The European Commission and the EBRD have upgraded their economic growth forecast for Romania.
According to estimates at this point, the European Commission has upgraded its economic growth forecast for Romania in 2015 to 3.5%, as opposed to the 2.8% it expected in May. The GDP is expected to grow by 4.1% in 2016, and by 3.6% in 2017, as a result of better consumption against tax cuts. Inflation is expected to stay at a negative 0.4% this year, and negative 0.3% next year, getting back to 2.3% in 2017. Government debt is expected to go down to 39.4% of the GDP this year, going up subsequently to 40.9% of the GDP in 2016, and to 42.8% of the GDP in 2017. The budget deficit will reach 1.2% of the GDP this year, with 2.8% next year, and 3.7% the following year, according to the European Commission estimates.
The European Commissioner for the Euro and Social Dialogue, Valdis Dombrovskis, said that economic forecasts suggest that Romania’s economy will improve, which would not have been possible without decisive action in reforming public finance. He also added that continuing structural reform was extremely important, in addition to ensuring the sustainability of public finance and short and medium term economic growth through responsible budget policy.
The European Bank for Reconstruction and Development (EBRD) also upgraded its forecast for Romania’s economic growth by 0.5% for this year, as well as for 2016. The bank said that Romania is expected to have an economic growth rate of 3.5% this year, and 3.7% in 2016. The EBRD said that they expect domestic demand to sustain economic growth, with domestic consumption sustained by rising earnings, which comes along with the drop in VAT from 24 to 9% for foodstuffs, alongside rising salaries, already applied or planned. Also, private investment will continue to be recovered with better investor confidence and smaller investment costs, while government investment is expected to grow in the second half of 2015 as a result of better absorption of European funds.

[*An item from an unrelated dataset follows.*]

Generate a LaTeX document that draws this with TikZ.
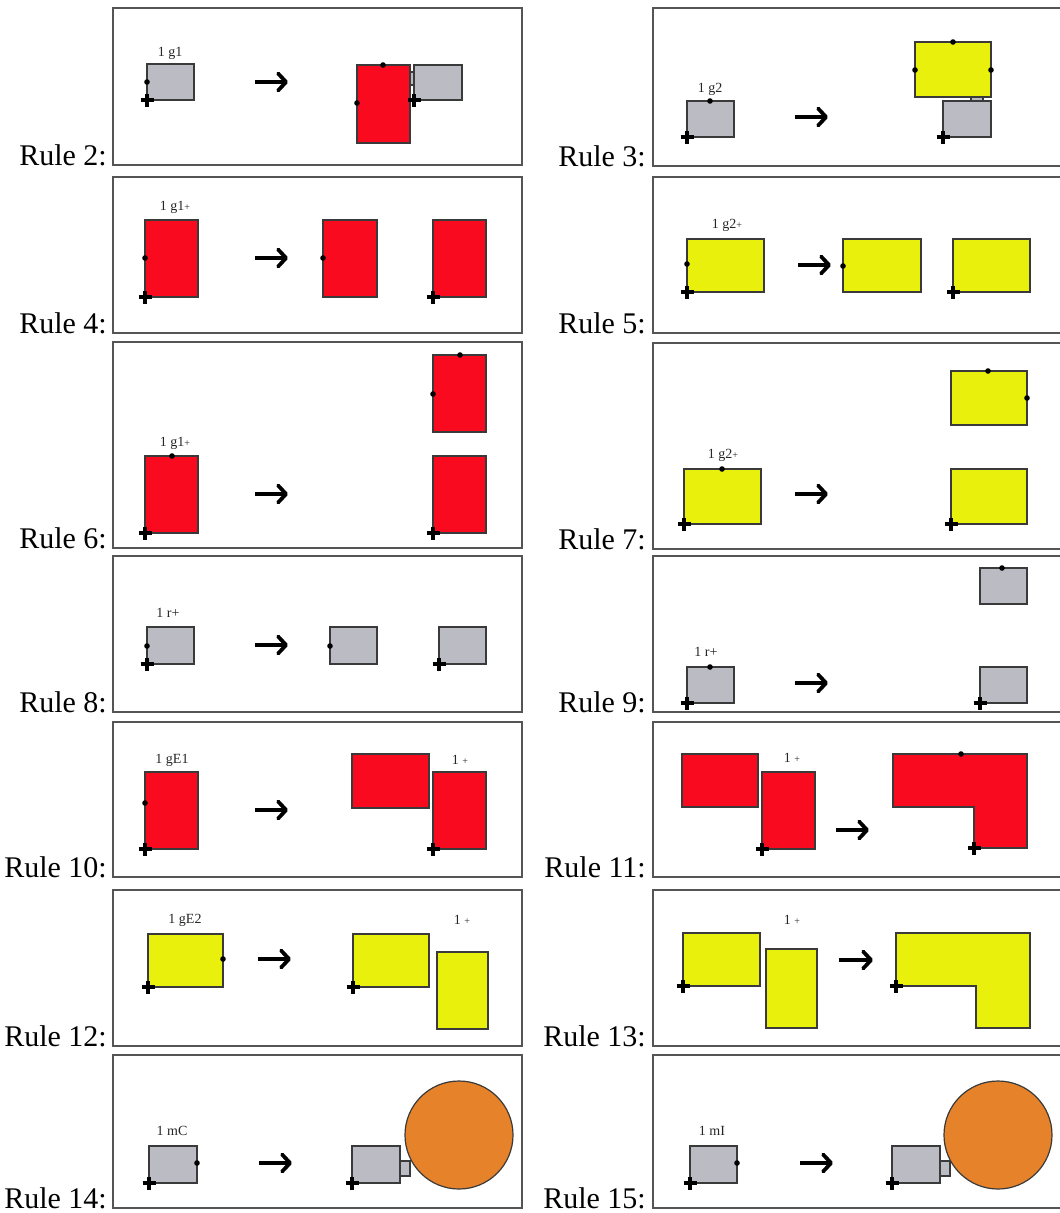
\documentclass[tikz,border=0pt]{standalone}
\usepackage{fontspec}
\setmainfont{Liberation Serif}
\usetikzlibrary{arrows.meta}
\definecolor{gfill}{HTML}{BBBBC4}
\definecolor{rfill}{HTML}{F90A1E}
\definecolor{yfill}{HTML}{E9F00C}
\definecolor{ofill}{HTML}{E6822A}
\definecolor{frm}{HTML}{555555}
\definecolor{edgec}{HTML}{3A3A3A}
\newcommand{\smallplus}{{\fontsize{10}{10}\selectfont +}}
\newcommand{\rrect}[5]{\draw[#1] (#2,#3) rectangle (#4,#5);}
\newcommand{\dotat}[2]{\fill (#1,#2) circle (2.8);}
\newcommand{\crossat}[2]{\draw[crossline] (#1-6.5,#2) -- (#1+6.5,#2) (#1,#2-6) -- (#1,#2+7);}
\tikzset{
 rframe/.style={draw=frm, line width=2pt},
 gb/.style={fill=gfill, draw=edgec, line width=1.2pt},
 rb/.style={fill=rfill, draw=edgec, line width=1.2pt},
 yb/.style={fill=yfill, draw=edgec, line width=1.2pt},
 ob/.style={fill=ofill, draw=edgec, line width=1.2pt},
 rulelab/.style={anchor=base east, inner sep=0pt, font=\fontsize{30}{30}\selectfont},
 smalltag/.style={inner sep=0pt, font=\fontsize{14}{14}\selectfont, text=black!85},
 rulearrow/.style={line width=3.8pt, -{Straight Barb[length=8pt,width=17pt,line join=round,line cap=round]}},
 crossline/.style={line width=3.4pt},
}
\begin{document}
\begin{tikzpicture}[x=1pt,y=-1pt]
\useasboundingbox (0,0) rectangle (1060,1213);
\fill[white] (0,0) rectangle (1060,1213);

% ---------- frames and labels ----------
\foreach \n/\t/\b [count=\i] in {2/8/165,4/177/333,6/342/548,8/556/712,10/722/877,12/890/1046,14/1055/1208}{
  \draw[rframe] (113,\t) rectangle (522,\b);
  \node[rulelab] (labL\i) at (107,\b) {Rule \n:};
}
\foreach \n/\t/\b [count=\i] in {3/8/166,5/177/333,7/343/549,9/556/712,11/722/877,13/890/1046,15/1055/1208}{
  \draw[rframe] (653,\t) rectangle (1063,\b);
  \node[rulelab] (labR\i) at (646,\b) {Rule \n:};
}

% ---------- Rule 2 ----------
\node[smalltag] (t2) at (170,53) {1 g1};
\rrect{gb}{147}{64}{194}{100}
\dotat{147}{82}\crossat{147}{100}
\coordinate (a2s) at (255,82); \coordinate (a2e) at (288,82);
\draw[rulearrow] (a2s) -- (a2e);
\rrect{rb}{357}{65}{410}{143}
\rrect{gb}{410}{72}{414}{85}
\rrect{gb}{414}{65}{462}{100}
\dotat{383}{65}\dotat{357}{103}\crossat{414}{100}

% ---------- Rule 3 ----------
\node[smalltag] (t3) at (710,89) {1 g2};
\rrect{gb}{687}{101}{734}{137}
\dotat{710}{101}\crossat{687}{137}
\coordinate (a3s) at (795,117); \coordinate (a3e) at (828,117);
\draw[rulearrow] (a3s) -- (a3e);
\rrect{yb}{915}{42}{991}{97}
\rrect{gb}{971}{97}{983}{101}
\rrect{gb}{943}{101}{991}{137}
\dotat{953}{42}\dotat{915}{70}\dotat{991}{70}\crossat{943}{137}

% ---------- Rule 4 ----------
\node[smalltag] (t4) at (175,207) {1 g1\smallplus};
\rrect{rb}{145}{220}{198}{297}
\dotat{145}{258}\crossat{145}{297}
\coordinate (a4s) at (255,258); \coordinate (a4e) at (288,258);
\draw[rulearrow] (a4s) -- (a4e);
\rrect{rb}{323}{220}{377}{297}\dotat{323}{258}
\rrect{rb}{433}{220}{486}{297}\crossat{433}{297}

% ---------- Rule 5 ----------
\node[smalltag] (t5) at (727,225) {1 g2\smallplus};
\rrect{yb}{687}{239}{764}{292}
\dotat{687}{264}\crossat{687}{292}
\coordinate (a5s) at (798,265); \coordinate (a5e) at (831,265);
\draw[rulearrow] (a5s) -- (a5e);
\rrect{yb}{843}{239}{921}{292}\dotat{843}{266}
\rrect{yb}{953}{239}{1030}{292}\crossat{953}{292}

% ---------- Rule 6 ----------
\node[smalltag] (t6) at (175,443) {1 g1\smallplus};
\rrect{rb}{145}{456}{198}{533}
\dotat{172}{456}\crossat{145}{533}
\coordinate (a6s) at (255,494); \coordinate (a6e) at (288,494);
\draw[rulearrow] (a6s) -- (a6e);
\rrect{rb}{433}{355}{486}{432}\dotat{460}{355}\dotat{433}{394}
\rrect{rb}{433}{456}{486}{533}\crossat{433}{533}

% ---------- Rule 7 ----------
\node[smalltag] (t7) at (723,455) {1 g2\smallplus};
\rrect{yb}{684}{469}{761}{524}
\dotat{722}{469}\crossat{684}{524}
\coordinate (a7s) at (795,494); \coordinate (a7e) at (828,494);
\draw[rulearrow] (a7s) -- (a7e);
\rrect{yb}{951}{371}{1027}{425}\dotat{988}{371}\dotat{1027}{398}
\rrect{yb}{951}{469}{1027}{524}\crossat{951}{524}

% ---------- Rule 8 ----------
\node[smalltag] (t8) at (168,613) {1 r+};
\rrect{gb}{147}{627}{194}{664}
\dotat{147}{646}\crossat{147}{664}
\coordinate (a8s) at (255,645); \coordinate (a8e) at (288,645);
\draw[rulearrow] (a8s) -- (a8e);
\rrect{gb}{330}{627}{377}{664}\dotat{330}{646}
\rrect{gb}{439}{627}{486}{664}\crossat{439}{664}

% ---------- Rule 9 ----------
\node[smalltag] (t9) at (706,652) {1 r+};
\rrect{gb}{687}{667}{734}{703}
\dotat{710}{667}\crossat{687}{703}
\coordinate (a9s) at (795,683); \coordinate (a9e) at (828,683);
\draw[rulearrow] (a9s) -- (a9e);
\rrect{gb}{980}{568}{1027}{604}\dotat{1002}{568}
\rrect{gb}{980}{667}{1027}{703}\crossat{980}{703}

% ---------- Rule 10 ----------
\node[smalltag] (t10) at (172,760) {1 gE1};
\rrect{rb}{145}{772}{198}{849}
\dotat{145}{803}\crossat{145}{849}
\coordinate (a10s) at (255,810); \coordinate (a10e) at (288,810);
\draw[rulearrow] (a10s) -- (a10e);
\rrect{rb}{352}{754}{429}{808}
\node[smalltag] (t10b) at (460,760) {1 \smallplus};
\rrect{rb}{433}{772}{486}{849}\crossat{433}{849}

% ---------- Rule 11 ----------
\rrect{rb}{682}{754}{758}{807}
\node[smalltag] (t11) at (792,758) {1 \smallplus};
\rrect{rb}{762}{772}{815}{849}\crossat{762}{849}
\coordinate (a11s) at (836,830); \coordinate (a11e) at (869,830);
\draw[rulearrow] (a11s) -- (a11e);
\draw[rb] (893,754) -- (1027,754) -- (1027,848) -- (974,848) -- (974,807) -- (893,807) -- cycle;
\dotat{961}{754}\crossat{974}{848}

% ---------- Rule 12 ----------
\node[smalltag] (t12) at (185,920) {1 gE2};
\rrect{yb}{148}{934}{223}{987}
\dotat{223}{959}\crossat{148}{987}
\coordinate (a12s) at (258,959); \coordinate (a12e) at (291,959);
\draw[rulearrow] (a12s) -- (a12e);
\rrect{yb}{353}{934}{429}{987}\crossat{353}{987}
\node[smalltag] (t12b) at (462,920) {1 \smallplus};
\rrect{yb}{437}{952}{488}{1029}

% ---------- Rule 13 ----------
\node[smalltag] (t13) at (792,920) {1 \smallplus};
\rrect{yb}{683}{933}{760}{986}
\rrect{yb}{766}{949}{817}{1028}
\crossat{683}{986}
\coordinate (a13s) at (839,960); \coordinate (a13e) at (873,960);
\draw[rulearrow] (a13s) -- (a13e);
\draw[yb] (896,933) -- (1030,933) -- (1030,1028) -- (976,1028) -- (976,986) -- (896,986) -- cycle;
\crossat{896}{986}

% ---------- Rule 14 ----------
\node[smalltag] (t14) at (172,1131) {1 mC};
\rrect{gb}{149}{1146}{197}{1183}
\dotat{197}{1163}\crossat{149}{1183}
\coordinate (a14s) at (259,1163); \coordinate (a14e) at (292,1163);
\draw[rulearrow] (a14s) -- (a14e);
\rrect{gb}{400}{1161}{410}{1176}
\rrect{gb}{352}{1146}{400}{1183}\crossat{352}{1183}
\draw[ob] (459,1135) circle (54);

% ---------- Rule 15 ----------
\node[smalltag] (t15) at (712,1131) {1 mI};
\rrect{gb}{690}{1146}{737}{1183}
\dotat{737}{1163}\crossat{690}{1183}
\coordinate (a15s) at (800,1163); \coordinate (a15e) at (833,1163);
\draw[rulearrow] (a15s) -- (a15e);
\rrect{gb}{940}{1161}{950}{1176}
\rrect{gb}{892}{1146}{940}{1183}\crossat{892}{1183}
\draw[ob] (998,1135) circle (54);
\end{tikzpicture}
\end{document}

A recent report on financial stability issued by the National Bank of Romania shows that right now there are no severe systemic risks of financial imbalance, but that two kinds of high systemic risks are revealed. The first is related to uncertainty regarding the evolution of global markets, while the second is related to the possibility of returning to ineffective economic policies on the domestic market. The deputy head of the National Bank, Liviu Voinea, summarized the main points of the report:
“We have a robust financial stability, with no immediate threats. However, prudence is required in how domestic economic policies are mixed. The main risks come from the outside, and, in spite of a shock-resistant banking system, the process of disintermediation has continued. Lending in domestic currency for individuals has started to go up while staying at modest levels for companies. There is, however, potential for growth in the case of the latter. The main vulnerability of the companies’ sector is considered to be financial indiscipline. Public debt is sustainable at present. Keeping the budget deficit at low levels ensures the sustainability of debt in the medium and long run.”

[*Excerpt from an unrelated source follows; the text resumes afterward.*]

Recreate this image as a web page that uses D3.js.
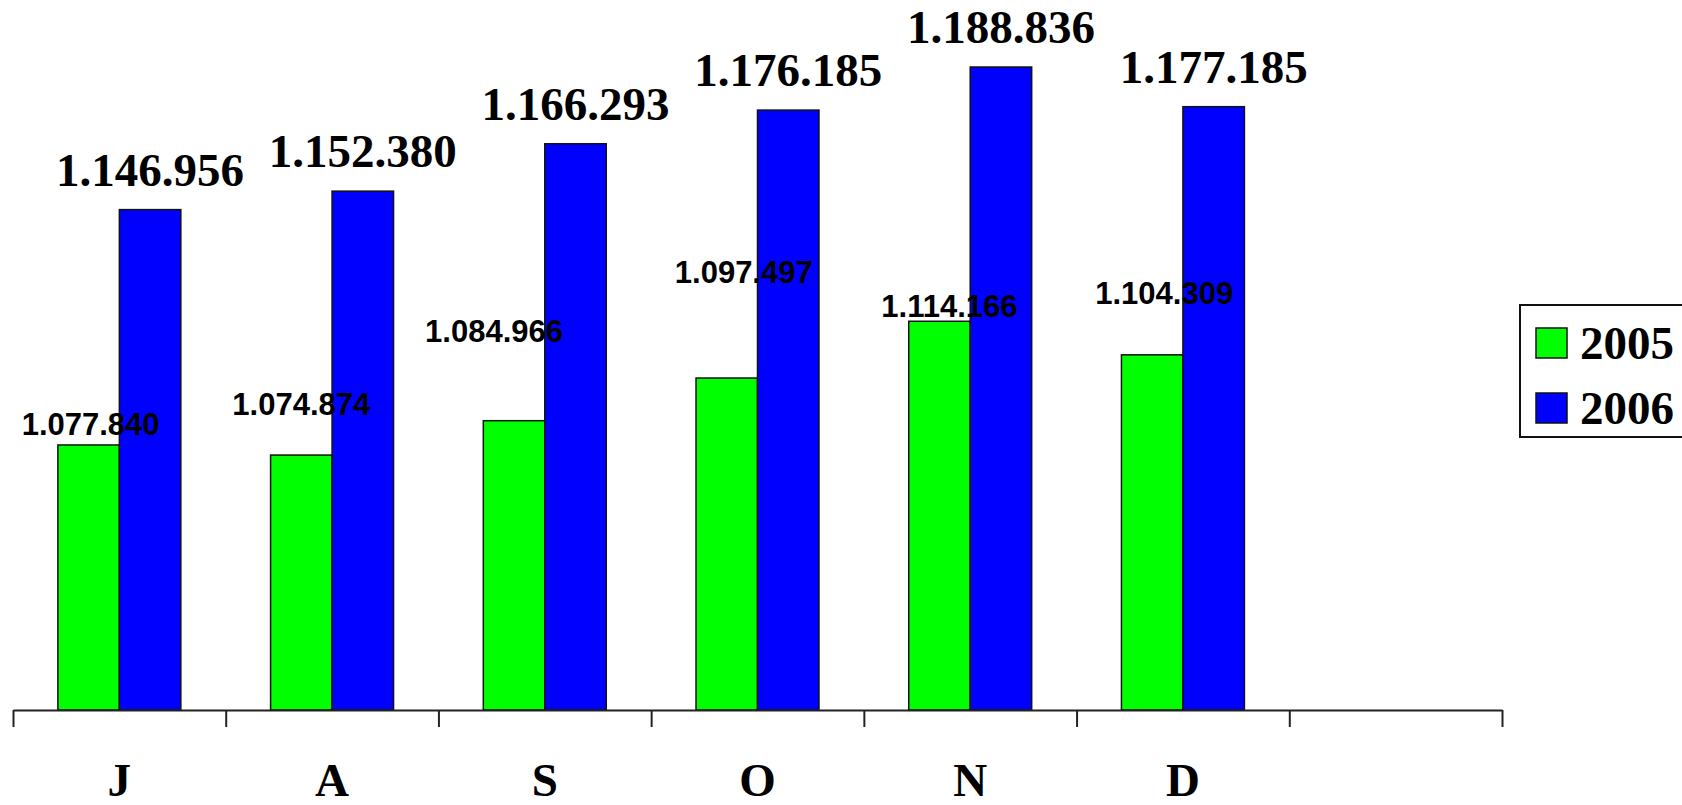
<!DOCTYPE html>
<html>
<head>
<meta charset="utf-8">
<script src="https://cdn.jsdelivr.net/npm/d3@7"></script>
<style>
    body { margin: 0; background: #fff; }
    .valueBig { font-family: "Liberation Serif", "Times New Roman", serif; font-weight: bold; font-size: 47px; }
    .valueSmall { font-family: "Liberation Sans", Arial, sans-serif; font-weight: bold; font-size: 31px; }
    .catLabel { font-family: "Liberation Serif", "Times New Roman", serif; font-weight: bold; font-size: 47px; }
    .legendText { font-family: "Liberation Serif", "Times New Roman", serif; font-weight: bold; font-size: 47px; }
</style>
</head>
<body>
<div id="chart"></div>
<script>
// months (last slot on the axis stays empty)
var months = ['J', 'A', 'S', 'O', 'N', 'D', ''];
var years = ['2005', '2006'];
var values2005 = [1077840, 1074874, 1084966, 1097497, 1114166, 1104309];
var values2006 = [1146956, 1152380, 1166293, 1176185, 1188836, 1177185];
var labels2005 = ['1.077.840', '1.074.874', '1.084.966', '1.097.497', '1.114.166', '1.104.309'];
var labels2006 = ['1.146.956', '1.152.380', '1.166.293', '1.176.185', '1.188.836', '1.177.185'];
var yDomain = [1000000, 1200000];

var colors = { '2005': '#00ff00', '2006': '#0000ff' };

// the 2005 labels were placed by hand in the original, so nudge them (px)
var smallLabelDx = [2, 0, -20, 17, 10, 12];
var smallLabelLift = [10, 40, 79, 95, 4, 51];

var width = 1682;
var height = 805;
var margin = { top: 29, left: 13, right: 1502, bottom: 710 };

var svg = d3.select("#chart").append("svg")
    .attr("width", width)
    .attr("height", height);

// outer band per month, inner band per year
var xScale = d3.scaleBand().domain(months).range([margin.left, margin.right]);
var xInner = d3.scaleBand().domain(years).range([0, xScale.bandwidth()]).paddingOuter(0.73);
var yScale = d3.scaleLinear().domain(yDomain).range([margin.bottom, margin.top]);

// build rows for drawing
var rows = [];
values2005.forEach(function (v, i) {
    rows.push({ month: months[i], year: '2005', value: v, label: labels2005[i], idx: i });
    rows.push({ month: months[i], year: '2006', value: values2006[i], label: labels2006[i], idx: i });
});

// bars
svg.selectAll("rect.bar")
    .data(rows)
    .enter().append("rect")
    .attr("class", "bar")
    .attr("x", function (d) { return xScale(d.month) + xInner(d.year); })
    .attr("y", function (d) { return yScale(d.value); })
    .attr("width", xInner.bandwidth())
    .attr("height", function (d) { return yScale(yDomain[0]) - yScale(d.value); })
    .attr("fill", function (d) { return colors[d.year]; })
    .attr("stroke", "#111")
    .attr("stroke-width", 1.5);

// category axis with ticks on band edges
var edgeScale = d3.scaleLinear().domain([0, months.length]).range([margin.left, margin.right]);
svg.append("g")
    .attr("transform", `translate(0,${margin.bottom})`)
    .call(d3.axisBottom(edgeScale)
        .tickValues(d3.range(months.length + 1))
        .tickFormat("")
        .tickSize(17)
        .tickSizeOuter(0))
    .call(function (g) {
        g.selectAll("path, line").attr("stroke", "#222").attr("stroke-width", 2);
    });

// month labels
svg.selectAll("text.catLabel")
    .data(months)
    .enter().append("text")
    .attr("class", "catLabel")
    .attr("x", function (m) { return xScale(m) + xScale.bandwidth() / 2; })
    .attr("y", 796)
    .attr("text-anchor", "middle")
    .text(function (m) { return m; });

// 2005 value labels (small sans)
svg.selectAll("text.valueSmall")
    .data(rows.filter(function (d) { return d.year == '2005'; }))
    .enter().append("text")
    .attr("class", "valueSmall")
    .attr("x", function (d) { return xScale(d.month) + xInner(d.year) + xInner.bandwidth() / 2 + smallLabelDx[d.idx]; })
    .attr("y", function (d) { return yScale(d.value) - smallLabelLift[d.idx]; })
    .attr("text-anchor", "middle")
    .text(function (d) { return d.label; });

// 2006 value labels (large serif)
svg.selectAll("text.valueBig")
    .data(rows.filter(function (d) { return d.year == '2006'; }))
    .enter().append("text")
    .attr("class", "valueBig")
    .attr("x", function (d) { return xScale(d.month) + xInner(d.year) + xInner.bandwidth() / 2; })
    .attr("y", function (d) { return yScale(d.value) - 24; })
    .attr("text-anchor", "middle")
    .text(function (d) { return d.label; });

// legend (runs off the right edge like the original)
var legend = svg.append("g").attr("transform", "translate(1520,305)");
legend.append("rect")
    .attr("width", 200)
    .attr("height", 132)
    .attr("fill", "#fff")
    .attr("stroke", "#111")
    .attr("stroke-width", 2);
var items = legend.selectAll("g.item")
    .data(years)
    .enter().append("g")
    .attr("class", "item")
    .attr("transform", function (d, i) { return `translate(16,${23 + i * 65})`; });
items.append("rect")
    .attr("width", 31)
    .attr("height", 30)
    .attr("fill", function (d) { return colors[d]; })
    .attr("stroke", "#111")
    .attr("stroke-width", 1.5);
items.append("text")
    .attr("class", "legendText")
    .attr("x", 44)
    .attr("y", 31)
    .text(function (d) { return d; });
</script>
</body>
</html>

According to a study conducted by Ernst&Young, Romanian business leaders are confident that their businesses will grow this year, just as the whole economy will. Over one third of business people expect their turnover to increase significantly, while half of them are optimistic about the country’s economic evolution. Head of the Romanian Business People’s Association, Cristian Parvan:
“Managers are optimistic and that’s a good thing. It’s a good thing in the sense that the processing industry has maintained its contribution to the economic growth. As for the trade sector, it is and will continue to be boosted by the VAT cut. In the case of constructions, their dependence on the weather makes it difficult to foresee an increase in the volume of activity. Services, in turn, are generally affected by the price and an increase in the level of revenues. It’s difficult to estimate how things will really stand because many parameters are still unknown. There is a certain guarantee, so to say, regarding the low price of oil to be maintained, which has a positive influence over the whole industrial output, because it keeps energy prices in check. What’s worrying, though, is the unclear economic and geopolitical background which leads to major turbulences in both the European and global trade.”
The IMF has revised its economic growth forecast for Romania, from 2.7% to 3.4% this year and from 2.9% to 3.9% for 2016.